Advice to High School Freshmen

Those of you who have been blessed with the “have no regrets” mentality are either a) lying or b) better people than me. Most likely, it’s the ladder, to my envy. Having just recently graduated from high school, my regrets from that time are fresh on my mind, haunting my every waking hour.

Okay…maybe it’s not that dramatic. Still, for those of you fresh newborns ready, or not so much so, to take on the hellish, hectic, humiliating halls of high school, I would like to make your experience as harmless, and maybe even happy, as possible.

  1. Join SOMETHING. Going into high school, I was an acrobat, and that took up most of my waking hours. Because of this, I decided it was best to take the classes with the least amount of commitment. Something I didn’t realize was that classes lacking commitment in time or workload were also far less fulfilling than those classes that required dedication. If you’re anything like I was, I felt that I didn’t need fulfillment in high school; I just wanted to skim by and graduate. You are stuck in high school for FOUR YEARS. At our age, that is a huge chunk of our lifetimes thus far. If you aren’t being satisfied at all during the seven hours that you’re there five days of the week, you’re absolutely wasting your time. While not every class can be the best class you’ve ever taken, finding one that brings you joy is crucial to maintaining happiness and motivation. Joining woodshop my senior year of high school was the best decision I ever made during those four years, and I regret not joining it sooner. Find your niche and claim it as your own.
  2. If you’re used to taking advanced courses in middle school, take them in high school. Don’t be scared off by those teachers who tell you taking all the Pre-AP classes you can will destroy your mental sanity. It won’t. I pinkie promise high school classes aren’t as scary as they seem, and you are far smarter than you believe yourself to be. I wish I wasn’t so frightened to take Pre-AP World Geography and Spanish.
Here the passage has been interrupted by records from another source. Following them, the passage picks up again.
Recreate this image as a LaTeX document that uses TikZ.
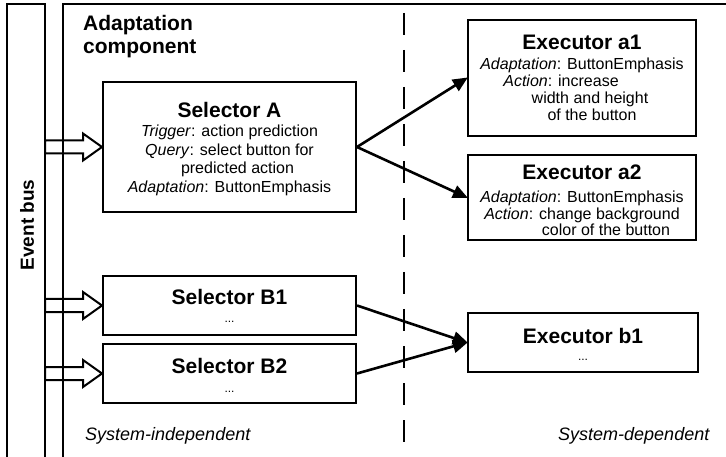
\documentclass[tikz,border=0pt]{standalone}
\usepackage{fontspec}
\setmainfont{Liberation Sans}
\usetikzlibrary{arrows.meta}

\tikzset{
  frame/.style={line width=2pt, line cap=rect},
  box/.style={draw, line width=2pt, rectangle, inner sep=0pt},
  ttl/.style={font=\fontsize{21}{24}\selectfont\bfseries, anchor=base, inner sep=0pt},
  txt/.style={font=\fontsize{16}{18}\selectfont, anchor=base, inner sep=0pt},
  dots/.style={font=\fontsize{12}{14}\selectfont, anchor=base, inner sep=0pt},
  side/.style={font=\fontsize{18}{20}\selectfont\itshape, anchor=base west, inner sep=0pt},
  conn/.style={line width=2.6pt, -{Triangle[length=15pt,width=13pt]}, shorten >=-1pt},
  hollow/.style={line width=2pt, line join=miter},
}

% open block arrow from the event bus into a selector
\newcommand\busarrow[1]{%
  \draw[hollow] (#1.west) -- ++(-19,13.5) -- ++(0,-7) -- ++(-38,0)
    -- ++(0,-13) -- ++(38,0) -- ++(0,-7) -- cycle;}

% box of given corners (pixel units, y downwards)
\newcommand\boxat[5]{%
  \node[box, minimum width={#4-#2}, minimum height={#5-#3}] (#1)
    at ({(#2+#4)/2},{(#3+#5)/2}) {};}

\begin{document}
\begin{tikzpicture}[x=1pt, y=-1pt]
  \useasboundingbox (0,0) rectangle (726,457);

  % event bus and adaptation component frames (open at the bottom)
  \draw[frame] (7,470) -- (7,4) -- (45,4) -- (45,470);
  \draw[frame] (63,470) -- (63,4) -- (740,4);
  \node[font=\fontsize{19}{21}\selectfont\bfseries, rotate=90, inner sep=0pt] (bus) at (27,225) {Event bus};

  \node[ttl, anchor=base west] (compA) at (83,31) {Adaptation};
  \node[ttl, anchor=base west] (compB) at (83,54) {component};

  % boundary between system-independent and system-dependent parts
  \draw[line width=2pt, dash pattern=on 22pt off 15pt] (404,13) -- (404,470);

  % selectors
  \boxat{selA}{103}{82}{356}{212}
  \boxat{selB1}{103}{276}{356}{335}
  \boxat{selB2}{103}{344}{356}{403}

  % executors
  \boxat{exA1}{468}{20}{696}{136}
  \boxat{exA2}{468}{155}{696}{240}
  \boxat{exB1}{468}{313}{698}{372}

  % selector texts
  \node[ttl] (selAt) at (229.5,118) {Selector A};
  \node[txt] (selA1) at (229.5,137) {\textit{Trigger}: action prediction};
  \node[txt] (selA2) at (229.5,156) {\textit{Query}: select button for};
  \node[txt] (selA3) at (237.5,174) {predicted action};
  \node[txt] (selA4) at (229.5,193) {\textit{Adaptation}: ButtonEmphasis};

  \node[ttl] (selB1t) at (229.5,305) {Selector B1};
  \node[dots] (selB1d) at (229.5,323) {...};
  \node[ttl] (selB2t) at (229.5,373) {Selector B2};
  \node[dots] (selB2d) at (229.5,392) {...};

  % executor texts
  \node[ttl] (exA1t) at (582,50) {Executor a1};
  \node[txt] (exA11) at (582,70) {\textit{Adaptation}: ButtonEmphasis};
  \node[txt] (exA12) at (561,87) {\textit{Action}: increase};
  \node[txt] (exA13) at (590,104) {width and height};
  \node[txt] (exA14) at (592,121) {of the button};

  \node[ttl] (exA2t) at (582,180) {Executor a2};
  \node[txt] (exA21) at (582,203) {\textit{Adaptation}: ButtonEmphasis};
  \node[txt] (exA22) at (582,220) {\textit{Action}: change background};
  \node[txt] (exA23) at (606,236) {color of the button};

  \node[ttl] (exB1t) at (583,343) {Executor b1};
  \node[dots] (exB1d) at (583,360) {...};

  % event bus inputs
  \busarrow{selA}
  \busarrow{selB1}
  \busarrow{selB2}

  % selector to executor connections
  \draw[conn] (selA.east) -- (exA1.west);
  \draw[conn] (selA.east) -- (exA2.west);
  \draw[conn] (selB1.east) -- (exB1.west);
  \draw[conn] (selB2.east) -- (exB1.west);

  % part captions
  \node[side] (indep) at (85,440) {System-independent};
  \node[side] (dep) at (558,440) {System-dependent};
\end{tikzpicture}
\end{document}
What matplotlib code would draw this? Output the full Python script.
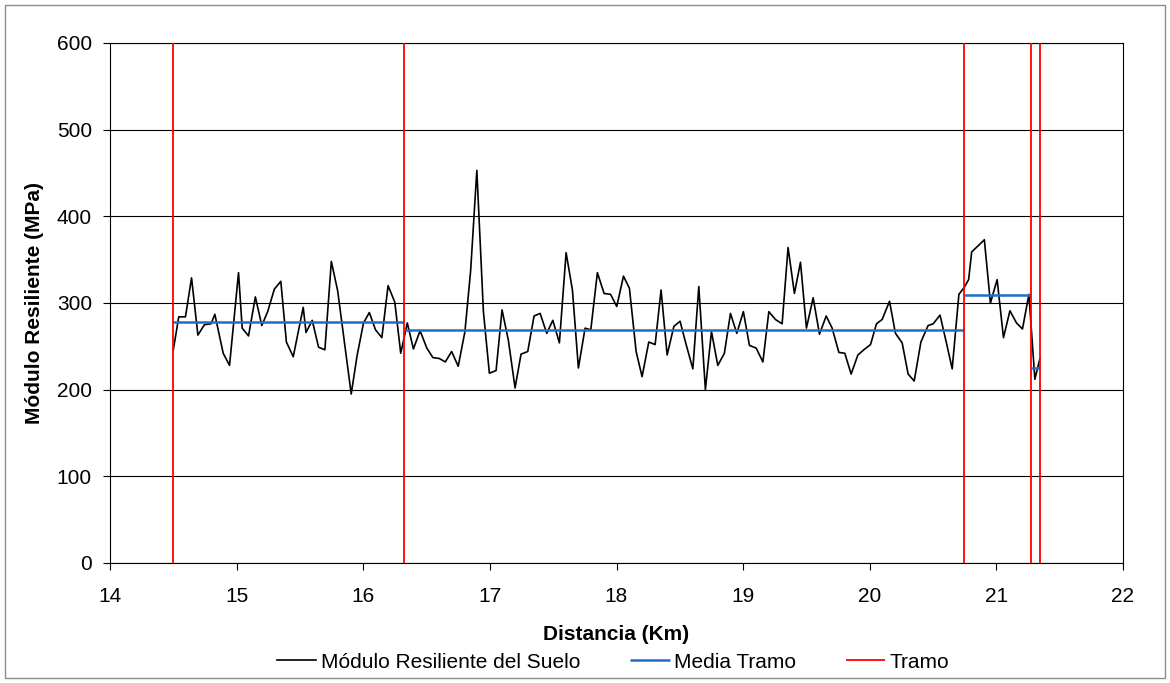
import matplotlib
matplotlib.use("Agg")
import matplotlib.pyplot as plt
from matplotlib.patches import Rectangle

plt.rcParams["font.family"] = ["Liberation Sans", "DejaVu Sans"]
plt.rcParams["font.size"] = 15

# distance along the road (km) and soil resilient modulus (MPa)
dist_km = [14.500, 14.543, 14.596, 14.644, 14.694, 14.746, 14.798, 14.828, 14.894, 14.944,
           15.015, 15.044, 15.094, 15.148, 15.199, 15.245, 15.298, 15.349, 15.393, 15.447,
           15.526, 15.548, 15.597, 15.647, 15.697, 15.748, 15.798, 15.848, 15.905, 15.951,
           16.002, 16.048, 16.097, 16.147, 16.196, 16.249, 16.296, 16.348, 16.396, 16.449,
           16.502, 16.550, 16.600, 16.648, 16.698, 16.750, 16.803, 16.848, 16.897, 16.949,
           16.996, 17.049, 17.096, 17.146, 17.199, 17.246, 17.299, 17.349, 17.397, 17.449,
           17.497, 17.549, 17.602, 17.652, 17.699, 17.752, 17.797, 17.849, 17.902, 17.953,
           18.002, 18.055, 18.102, 18.155, 18.202, 18.255, 18.305, 18.352, 18.400, 18.453,
           18.502, 18.550, 18.603, 18.650, 18.702, 18.750, 18.800, 18.852, 18.900, 18.950,
           19.002, 19.050, 19.103, 19.156, 19.203, 19.255, 19.308, 19.355, 19.405, 19.453,
           19.500, 19.553, 19.603, 19.656, 19.703, 19.756, 19.803, 19.853, 19.906, 19.953,
           20.006, 20.053, 20.098, 20.156, 20.203, 20.256, 20.303, 20.351, 20.404, 20.461,
           20.501, 20.555, 20.604, 20.651, 20.704, 20.746, 20.781, 20.805, 20.856, 20.905,
           20.953, 21.006, 21.056, 21.107, 21.159, 21.206, 21.257, 21.304, 21.344]
modulo = [246, 284, 284, 329, 263, 275, 276, 287, 242, 228,
          335, 271, 262, 307, 274, 290, 316, 325, 255, 238,
          295, 266, 280, 249, 246, 348, 314, 258, 195, 239,
          277, 289, 269, 260, 320, 301, 242, 277, 247, 268,
          248, 237, 236, 232, 244, 227, 267, 337, 453, 290,
          219, 222, 292, 257, 202, 241, 244, 285, 288, 265,
          280, 254, 358, 315, 225, 271, 269, 335, 311, 310,
          296, 331, 317, 244, 215, 255, 252, 315, 240, 273,
          279, 252, 224, 319, 200, 267, 228, 242, 288, 265,
          290, 251, 248, 232, 290, 281, 276, 364, 311, 347,
          271, 306, 264, 285, 271, 243, 242, 218, 240, 246,
          252, 276, 281, 302, 265, 254, 218, 210, 255, 274,
          276, 286, 255, 224, 310, 318, 327, 359, 366, 373,
          300, 327, 260, 291, 277, 270, 310, 212, 236]

# section boundaries and section means
tramo_ini = [14.500, 16.322, 20.742, 21.277]
tramo_fin = [16.322, 20.742, 21.277, 21.343]
media_tramo = [278, 269, 309, 225]
limites = [14.500, 16.322, 20.742, 21.277, 21.343]

fig = plt.figure(figsize=(11.70, 6.83), dpi=100)
ax = fig.add_axes([110 / 1170, 1 - 563 / 683, 1013 / 1170, 520 / 683])

ax.set_xlim(14, 22)
ax.set_ylim(0, 600)
ax.set_xticks(range(14, 23))
ax.set_yticks(range(0, 601, 100))
ax.grid(axis="y", color="black", lw=0.8, zorder=0)
ax.set_axisbelow(True)
for s in ax.spines.values():
    s.set_color("black"); s.set_linewidth(0.8)
ax.tick_params(direction="out", length=5, width=0.8, color="black")
ax.tick_params(axis="x", pad=12)
ax.tick_params(axis="y", pad=8)

ax.plot(dist_km, modulo, color="black", lw=1.2, zorder=3,
        label="Módulo Resiliente del Suelo")
ax.hlines(media_tramo, tramo_ini, tramo_fin, color="#1f6fc9", lw=1.8, zorder=4,
          label="Media Tramo")
ax.vlines(limites, 0, 600, color="#ff0000", lw=1.3, zorder=5, label="Tramo")

ax.set_xlabel("Distancia (Km)", fontweight="bold", va="center")
ax.xaxis.set_label_coords(0.5, (563 - 635) / 520)
ax.set_ylabel("Módulo Resiliente (MPa)", fontweight="bold", va="center")
ax.yaxis.set_label_coords((35 - 110) / 1013, 0.5)

fig.legend(loc="center", bbox_to_anchor=(613 / 1170, 1 - 662 / 683), ncol=3,
           frameon=False, handlelength=1.9, handletextpad=0.2,
           columnspacing=2.4, borderpad=0)

fig.patches.append(Rectangle((5 / 1170, 5 / 683), 1160 / 1170, 673 / 683,
                             transform=fig.transFigure, fill=False,
                             edgecolor="#8c8c8c", lw=1.0))

fig.savefig("out.png", dpi=100)
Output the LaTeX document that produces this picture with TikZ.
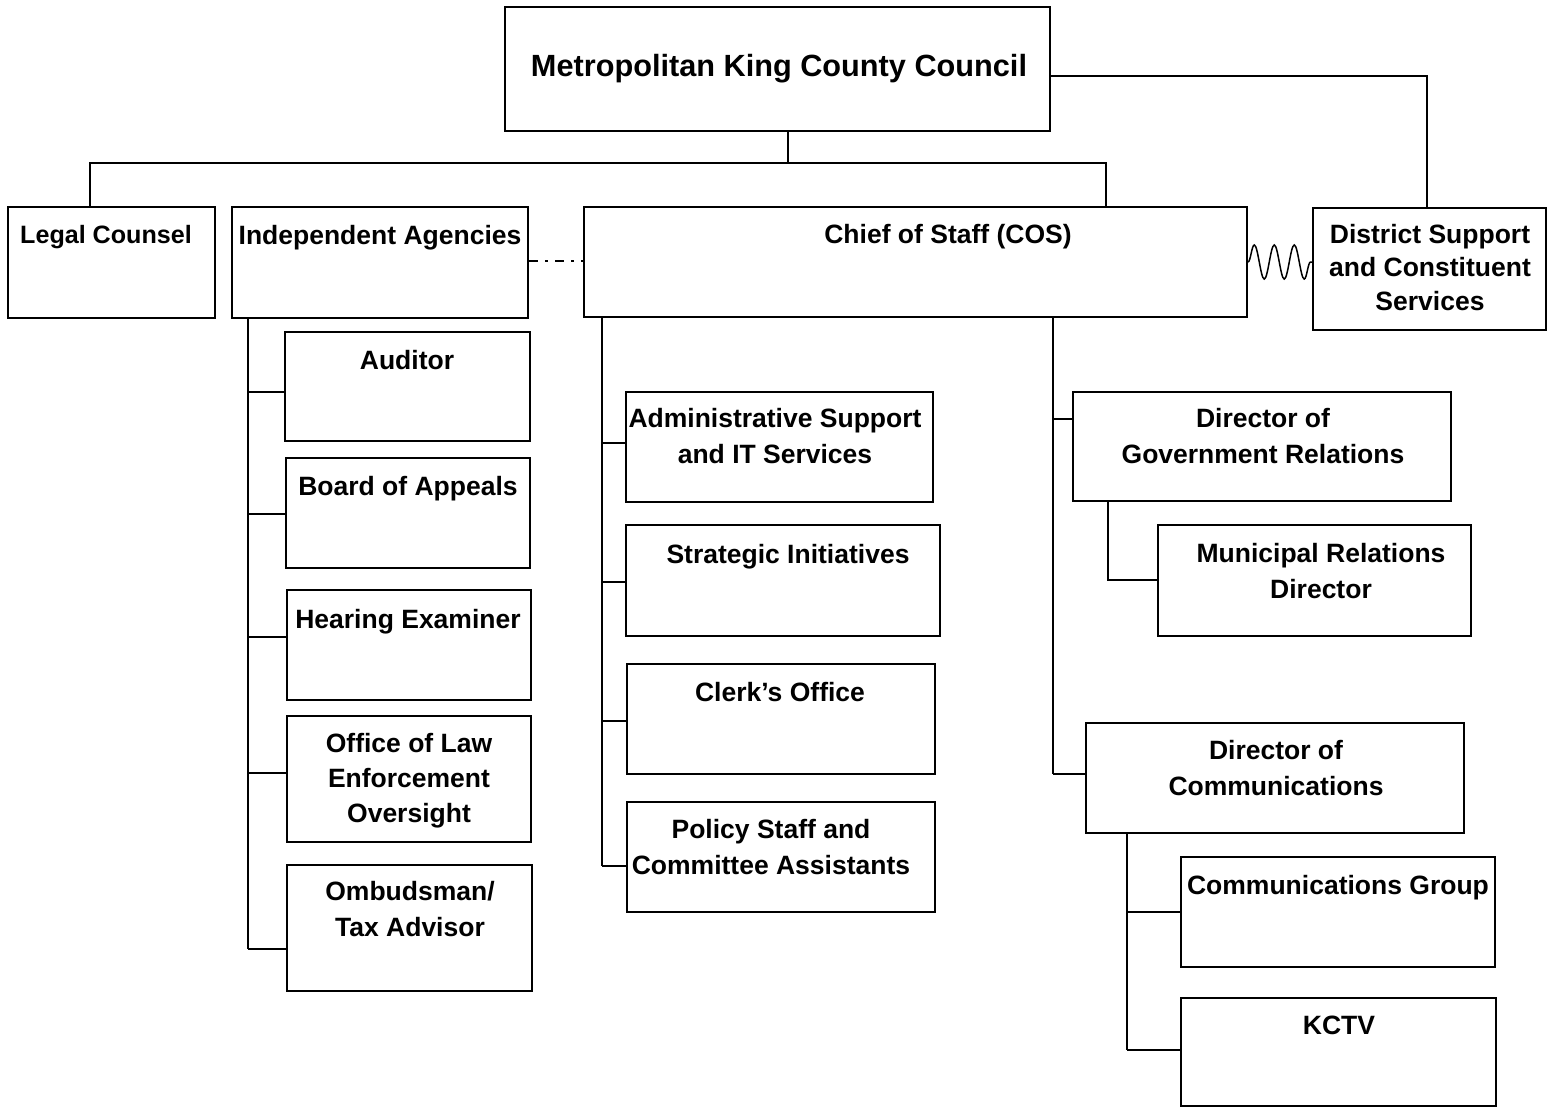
\documentclass[tikz,border=0pt]{standalone}
\usepackage{fontspec}
\setmainfont{Liberation Sans}
\usetikzlibrary{fit,decorations.pathmorphing}
\tikzset{
  box/.style={draw=black, line width=2bp, inner sep=0pt, fill=white},
  txt/.style={anchor=north, inner sep=0pt, align=center,
    font=\bfseries\fontsize{26.6}{36}\selectfont},
  ttl/.style={anchor=north, inner sep=0pt, align=center,
    font=\bfseries\fontsize{30.8}{36}\selectfont},
  conn/.style={draw=black, line width=1.8bp},
  dashdot/.style={draw=black, line width=2bp, dash pattern=on 9bp off 7bp on 3bp off 7bp},
  wave/.style={draw=black, line width=1.5bp, decorate,
    decoration={snake, amplitude=17bp, segment length=20bp, post length=1bp}}
}
\begin{document}
\begin{tikzpicture}[x=1bp, y=-1bp]
\useasboundingbox (0,0) rectangle (1558,1108);
% boxes
\node[box, fit={(505,7) (1050,131)}] (top) {};
\node[box, fit={(8,207) (215,318)}] (legal) {};
\node[box, fit={(232,207) (528,318)}] (ia) {};
\node[box, fit={(584,207) (1247,317)}] (cos) {};
\node[box, fit={(1313,208) (1546,330)}] (dist) {};
\node[box, fit={(285,332) (530,441)}] (aud) {};
\node[box, fit={(286,458) (530,568)}] (boa) {};
\node[box, fit={(287,590) (531,700)}] (hear) {};
\node[box, fit={(287,716) (531,842)}] (oleo) {};
\node[box, fit={(287,865) (532,991)}] (omb) {};
\node[box, fit={(626,392) (933,502)}] (adm) {};
\node[box, fit={(626,525) (940,636)}] (strat) {};
\node[box, fit={(627,664) (935,774)}] (clerk) {};
\node[box, fit={(627,802) (935,912)}] (pol) {};
\node[box, fit={(1073,392) (1451,501)}] (dgr) {};
\node[box, fit={(1158,525) (1471,636)}] (muni) {};
\node[box, fit={(1086,723) (1464,833)}] (dcom) {};
\node[box, fit={(1181,857) (1495,967)}] (cgrp) {};
\node[box, fit={(1181,998) (1496,1106)}] (kctv) {};
% texts
\node[ttl] (top-t) at (779,54.5) {Metropolitan King County Council};
\node[txt, font=\bfseries\fontsize{25.2}{36}\selectfont] (legal-t) at (106,225.5) {Legal Counsel};
\node[txt] (ia-t) at (380,225) {Independent Agencies};
\node[txt] (cos-t) at (948,224) {Chief of Staff (COS)};
\node[txt, font=\bfseries\fontsize{26.6}{33.5}\selectfont] (dist-t) at (1430,224) {District Support\\and Constituent\\Services};
\node[txt] (aud-t) at (407,350) {Auditor};
\node[txt] (boa-t) at (408,476) {Board of Appeals};
\node[txt] (hear-t) at (408,609) {Hearing Examiner};
\node[txt, font=\bfseries\fontsize{26.6}{35}\selectfont] (oleo-t) at (409,733) {Office of Law\\Enforcement\\Oversight};
\node[txt] (omb-t) at (410,881) {Ombudsman/\\Tax Advisor};
\node[txt] (adm-t) at (775,408) {Administrative Support\\and IT Services};
\node[txt] (strat-t) at (788,544) {Strategic Initiatives};
\node[txt] (clerk-t) at (780,682) {Clerk’s Office};
\node[txt] (pol-t) at (771,819) {Policy Staff and\\Committee Assistants};
\node[txt] (dgr-t) at (1263,408) {Director of\\Government Relations};
\node[txt] (muni-t) at (1321,543) {Municipal Relations\\Director};
\node[txt] (dcom-t) at (1276,740) {Director of\\Communications};
\node[txt] (cgrp-t) at (1338,875) {Communications Group};
\node[txt] (kctv-t) at (1339,1016) {KCTV};
% connector points
\coordinate (j) at (788,163);
\coordinate (busL) at (90,163);
\coordinate (busR) at (1106,163);
\coordinate (rt) at (1427,76);
\coordinate (a1) at (248,392);
\coordinate (a2) at (248,514);
\coordinate (a3) at (248,637);
\coordinate (a4) at (248,773);
\coordinate (a5) at (248,949);
\coordinate (c1) at (602,443);
\coordinate (c2) at (602,582);
\coordinate (c3) at (602,721);
\coordinate (c4) at (602,866);
\coordinate (r1) at (1053,419);
\coordinate (r2) at (1053,774);
\coordinate (g1) at (1108,580);
\coordinate (m1) at (1127,912);
\coordinate (m2) at (1127,1050);
% connectors
\draw[conn] (top.south -| j) -- (j);
\draw[conn] (legal.north -| busL) -- (busL) -- (busR) -- (cos.north -| busR);
\draw[conn] (top.east |- rt) -- (rt) -- (dist.north -| rt);
\draw[dashdot] (ia.east |- 0,261) -- (cos.west |- 0,261);
\draw[wave] (cos.east |- 0,262) -- (dist.west |- 0,262);
\draw[conn] (ia.south -| a1) -- (a5);
\draw[conn] (a1) -- (aud.west |- a1);
\draw[conn] (a2) -- (boa.west |- a2);
\draw[conn] (a3) -- (hear.west |- a3);
\draw[conn] (a4) -- (oleo.west |- a4);
\draw[conn] (a5) -- (omb.west |- a5);
\draw[conn] (cos.south -| c1) -- (c4);
\draw[conn] (c1) -- (adm.west |- c1);
\draw[conn] (c2) -- (strat.west |- c2);
\draw[conn] (c3) -- (clerk.west |- c3);
\draw[conn] (c4) -- (pol.west |- c4);
\draw[conn] (cos.south -| r1) -- (r2);
\draw[conn] (r1) -- (dgr.west |- r1);
\draw[conn] (r2) -- (dcom.west |- r2);
\draw[conn] (dgr.south -| g1) -- (g1) -- (muni.west |- g1);
\draw[conn] (dcom.south -| m1) -- (m2);
\draw[conn] (m1) -- (cgrp.west |- m1);
\draw[conn] (m2) -- (kctv.west |- m2);
\end{tikzpicture}
\end{document}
I felt extremely underwhelmed in those classes and felt under-stimulated. Don’t sell yourself short.
  3. Expect nothing. Although I utilized some pretty harsh adjectives at the beginning of this post to describe high school, it was mostly for dramatic affect and to satisfy my heart for alliterations. High school probably won’t be the best four years of your life (and if they are, I’m sorry), but they don’t have to be your worst, either. Going into high school or life in general with a glass half full or glass half empty mentality can set you up for failure. Take each day as it comes, making the most out of every situation without overanalyzing it in a biased light.
  4. Don’t be afraid to be anything you want to be. Your identity is not limited to your past. Don’t be afraid to create a new “brand” for yourself. Test new waters. Don’t confine yourself to a box you feel has been imposed on you from birth. We are human beings: ever-evolving, learning, and growing. We are not our labels. We are not our past. We are not others’ perceptions of us. We are whatever we want to be.
  5. Give people a chance. In the darkest time during my high school years, I isolated myself and believed that everyone around me was either out to get me or hated my guts. In the wise words of John Green, “Imagine others complexly.” Everyone else around you is focused on their own problems and shortcomings – they have no mental capacity to be analyzing your every fault because they’re too busy doing that same thing to themselves. If others don’t recognize the hardships you’re dealing with, it’s probably because they’re struggling themselves, not because they don’t care about you. Reach out to those you believe to be ignoring you – chances are they’re dealing with just as much crap as you are and could use a friend like you.

I could go on, but five is a nice number, and I don’t want to venture into cliche territory more than I already have. High school freshmen, I hope you take my advice. You are never “too cool” to be involved and to make a forced four years of education the most fulfilling that you can.